"""

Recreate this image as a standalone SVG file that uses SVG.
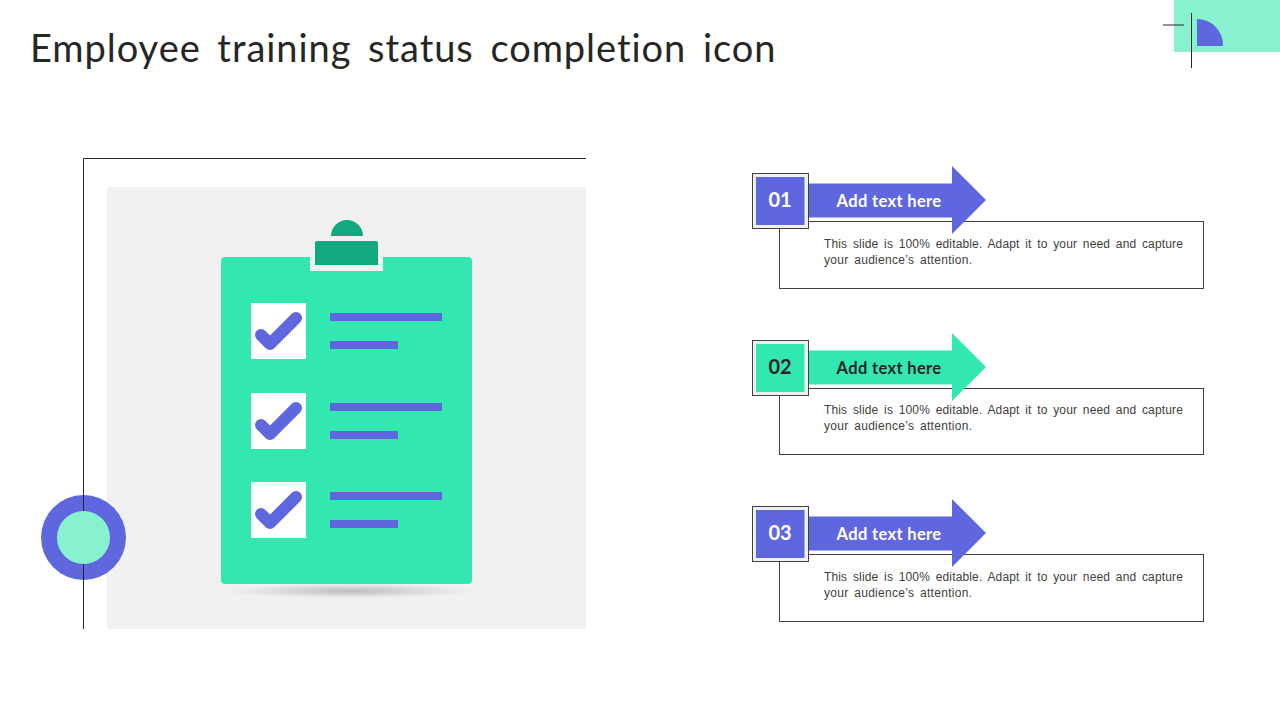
<svg xmlns="http://www.w3.org/2000/svg" width="1280" height="720" viewBox="0 0 1280 720">
<style>
.sans{font-family:"Liberation Sans",Arial,sans-serif}
.head{font-family:Lato,"Liberation Sans",sans-serif}
.title{font-size:38px;font-weight:400;fill:#262626;letter-spacing:.95px;word-spacing:6px}
.num{font-size:20px;font-weight:700;text-anchor:middle}
.lab{font-size:16.500px;font-weight:700;text-anchor:middle;letter-spacing:.35px}
.body{font-size:12px;fill:#404040;letter-spacing:.15px;word-spacing:2.200px}
.body2{font-size:12px;fill:#404040;letter-spacing:.3px;word-spacing:2px}
.frame{fill:#f0f0f0;stroke:#404040;stroke-width:1}
.tbox{fill:#fff;stroke:#404040;stroke-width:1}
.ln{stroke:#262626;stroke-width:1;fill:none}
.bar{fill:#5f67df}
.chk{fill:none;stroke:#5f67df;stroke-width:12;stroke-linecap:round;stroke-linejoin:round}
</style>
<defs>
<radialGradient id="sh" cx=".5" cy=".5" r=".5"><stop offset="0" stop-color="#bdbdbd"/><stop offset=".5" stop-color="#dadada"/><stop offset=".85" stop-color="#ececec"/><stop offset="1" stop-color="#f0f0f0" stop-opacity="0"/></radialGradient>
<g id="item"><rect x="251" y="303" width="55" height="56" fill="#fff"/><polyline class="chk" points="261,335 270,344 296,318"/><rect class="bar" x="330" y="313" width="112" height="8"/><rect class="bar" x="330" y="341" width="68" height="8"/></g>
</defs>
<rect width="1280" height="720" fill="#fff"/>
<text class="head title" x="30" y="62">Employee training status completion icon</text>
<g id="corner">
<rect x="1174" y="0" width="106" height="52" fill="#88f2d0"/>
<path d="M1197 19A26 26 0 0 1 1223 46H1197Z" fill="#5f67df"/>
<path class="ln" d="M1163 25H1184M1191.500 13V68"/>
</g>
<g id="panel">
<rect x="107" y="187" width="479" height="442" fill="#f1f1f1"/>
<path class="ln" d="M586 158.500H83.500V629"/>
</g>
<g id="ring"><circle cx="83.500" cy="537.500" r="42.500" fill="#5f67df"/><circle cx="83.500" cy="537.500" r="26.500" fill="#88f2d0"/></g>
<path class="ln" d="M83.500 495V511M83.500 564V580"/>
<g id="clipboard">
<ellipse cx="350" cy="591" rx="132" ry="8" fill="url(#sh)"/>
<rect x="221" y="257" width="251" height="327" rx="4" fill="#32e8b0"/>
<rect x="310" y="250" width="73" height="21" fill="#f1f1f1"/>
<path d="M331 236A16 16 0 0 1 363 236Z" fill="#12a97e"/>
<path d="M315 265V243Q315 241 317 241H376Q378 241 378 243V265Z" fill="#12a97e"/>
<use href="#item"/><use href="#item" y="90"/><use href="#item" y="179"/>
</g>
<g id="step1">
<rect class="tbox" x="779.500" y="221.500" width="424" height="67"/>
<path d="M808 183.500H952V166L986 200L952 234V217.500H808Z" fill="#5f67df"/>
<rect class="frame" x="752.500" y="173.500" width="56" height="55"/>
<rect x="756" y="177" width="48.500" height="48" fill="#5f67df"/>
<text class="head num" x="780" y="207" fill="#fff">01</text>
<text class="head lab" x="889" y="207" fill="#fff">Add text here</text>
<text class="sans body" x="824" y="248">This slide is 100% editable. Adapt it to your need and capture</text>
<text class="sans body2" x="824" y="264">your audience’s attention.</text>
</g>
<g id="step2">
<rect class="tbox" x="779.500" y="388.500" width="424" height="66"/>
<path d="M808 350.500H952V333L986 367L952 401V384.500H808Z" fill="#32e8b0"/>
<rect class="frame" x="752.500" y="340.500" width="56" height="55"/>
<rect x="756" y="344" width="48.500" height="48" fill="#32e8b0"/>
<text class="head num" x="780" y="374" fill="#262626">02</text>
<text class="head lab" x="889" y="374" fill="#262626">Add text here</text>
<text class="sans body" x="824" y="414">This slide is 100% editable. Adapt it to your need and capture</text>
<text class="sans body2" x="824" y="430">your audience’s attention.</text>
</g>
<g id="step3">
<rect class="tbox" x="779.500" y="554.500" width="424" height="67"/>
<path d="M808 516.500H952V499L986 533L952 567V550.500H808Z" fill="#5f67df"/>
<rect class="frame" x="752.500" y="506.500" width="56" height="55"/>
<rect x="756" y="510" width="48.500" height="48" fill="#5f67df"/>
<text class="head num" x="780" y="540" fill="#fff">03</text>
<text class="head lab" x="889" y="540" fill="#fff">Add text here</text>
<text class="sans body" x="824" y="581">This slide is 100% editable. Adapt it to your need and capture</text>
<text class="sans body2" x="824" y="597">your audience’s attention.</text>
</g>
</svg>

"""

EXERCISE REQUIREMENTS :: Set every line down exactly as written, leaving each picture out.

PROBLEM SOLUTION ::
Recreate this image as a standalone SVG file that uses SVG.
<svg xmlns="http://www.w3.org/2000/svg" width="1280" height="720" viewBox="0 0 1280 720">
<style>
.sans{font-family:"Liberation Sans",Arial,sans-serif}
.head{font-family:Lato,"Liberation Sans",sans-serif}
.title{font-size:38px;font-weight:400;fill:#262626;letter-spacing:.95px;word-spacing:6px}
.num{font-size:20px;font-weight:700;text-anchor:middle}
.lab{font-size:16.500px;font-weight:700;text-anchor:middle;letter-spacing:.35px}
.body{font-size:12px;fill:#404040;letter-spacing:.15px;word-spacing:2.200px}
.body2{font-size:12px;fill:#404040;letter-spacing:.3px;word-spacing:2px}
.frame{fill:#f0f0f0;stroke:#404040;stroke-width:1}
.tbox{fill:#fff;stroke:#404040;stroke-width:1}
.ln{stroke:#262626;stroke-width:1;fill:none}
.bar{fill:#5f67df}
.chk{fill:none;stroke:#5f67df;stroke-width:12;stroke-linecap:round;stroke-linejoin:round}
</style>
<defs>
<radialGradient id="sh" cx=".5" cy=".5" r=".5"><stop offset="0" stop-color="#bdbdbd"/><stop offset=".5" stop-color="#dadada"/><stop offset=".85" stop-color="#ececec"/><stop offset="1" stop-color="#f0f0f0" stop-opacity="0"/></radialGradient>
<g id="item"><rect x="251" y="303" width="55" height="56" fill="#fff"/><polyline class="chk" points="261,335 270,344 296,318"/><rect class="bar" x="330" y="313" width="112" height="8"/><rect class="bar" x="330" y="341" width="68" height="8"/></g>
</defs>
<rect width="1280" height="720" fill="#fff"/>
<text class="head title" x="30" y="62">Employee training status completion icon</text>
<g id="corner">
<rect x="1174" y="0" width="106" height="52" fill="#88f2d0"/>
<path d="M1197 19A26 26 0 0 1 1223 46H1197Z" fill="#5f67df"/>
<path class="ln" d="M1163 25H1184M1191.500 13V68"/>
</g>
<g id="panel">
<rect x="107" y="187" width="479" height="442" fill="#f1f1f1"/>
<path class="ln" d="M586 158.500H83.500V629"/>
</g>
<g id="ring"><circle cx="83.500" cy="537.500" r="42.500" fill="#5f67df"/><circle cx="83.500" cy="537.500" r="26.500" fill="#88f2d0"/></g>
<path class="ln" d="M83.500 495V511M83.500 564V580"/>
<g id="clipboard">
<ellipse cx="350" cy="591" rx="132" ry="8" fill="url(#sh)"/>
<rect x="221" y="257" width="251" height="327" rx="4" fill="#32e8b0"/>
<rect x="310" y="250" width="73" height="21" fill="#f1f1f1"/>
<path d="M331 236A16 16 0 0 1 363 236Z" fill="#12a97e"/>
<path d="M315 265V243Q315 241 317 241H376Q378 241 378 243V265Z" fill="#12a97e"/>
<use href="#item"/><use href="#item" y="90"/><use href="#item" y="179"/>
</g>
<g id="step1">
<rect class="tbox" x="779.500" y="221.500" width="424" height="67"/>
<path d="M808 183.500H952V166L986 200L952 234V217.500H808Z" fill="#5f67df"/>
<rect class="frame" x="752.500" y="173.500" width="56" height="55"/>
<rect x="756" y="177" width="48.500" height="48" fill="#5f67df"/>
<text class="head num" x="780" y="207" fill="#fff">01</text>
<text class="head lab" x="889" y="207" fill="#fff">Add text here</text>
<text class="sans body" x="824" y="248">This slide is 100% editable. Adapt it to your need and capture</text>
<text class="sans body2" x="824" y="264">your audience’s attention.</text>
</g>
<g id="step2">
<rect class="tbox" x="779.500" y="388.500" width="424" height="66"/>
<path d="M808 350.500H952V333L986 367L952 401V384.500H808Z" fill="#32e8b0"/>
<rect class="frame" x="752.500" y="340.500" width="56" height="55"/>
<rect x="756" y="344" width="48.500" height="48" fill="#32e8b0"/>
<text class="head num" x="780" y="374" fill="#262626">02</text>
<text class="head lab" x="889" y="374" fill="#262626">Add text here</text>
<text class="sans body" x="824" y="414">This slide is 100% editable. Adapt it to your need and capture</text>
<text class="sans body2" x="824" y="430">your audience’s attention.</text>
</g>
<g id="step3">
<rect class="tbox" x="779.500" y="554.500" width="424" height="67"/>
<path d="M808 516.500H952V499L986 533L952 567V550.500H808Z" fill="#5f67df"/>
<rect class="frame" x="752.500" y="506.500" width="56" height="55"/>
<rect x="756" y="510" width="48.500" height="48" fill="#5f67df"/>
<text class="head num" x="780" y="540" fill="#fff">03</text>
<text class="head lab" x="889" y="540" fill="#fff">Add text here</text>
<text class="sans body" x="824" y="581">This slide is 100% editable. Adapt it to your need and capture</text>
<text class="sans body2" x="824" y="597">your audience’s attention.</text>
</g>
</svg>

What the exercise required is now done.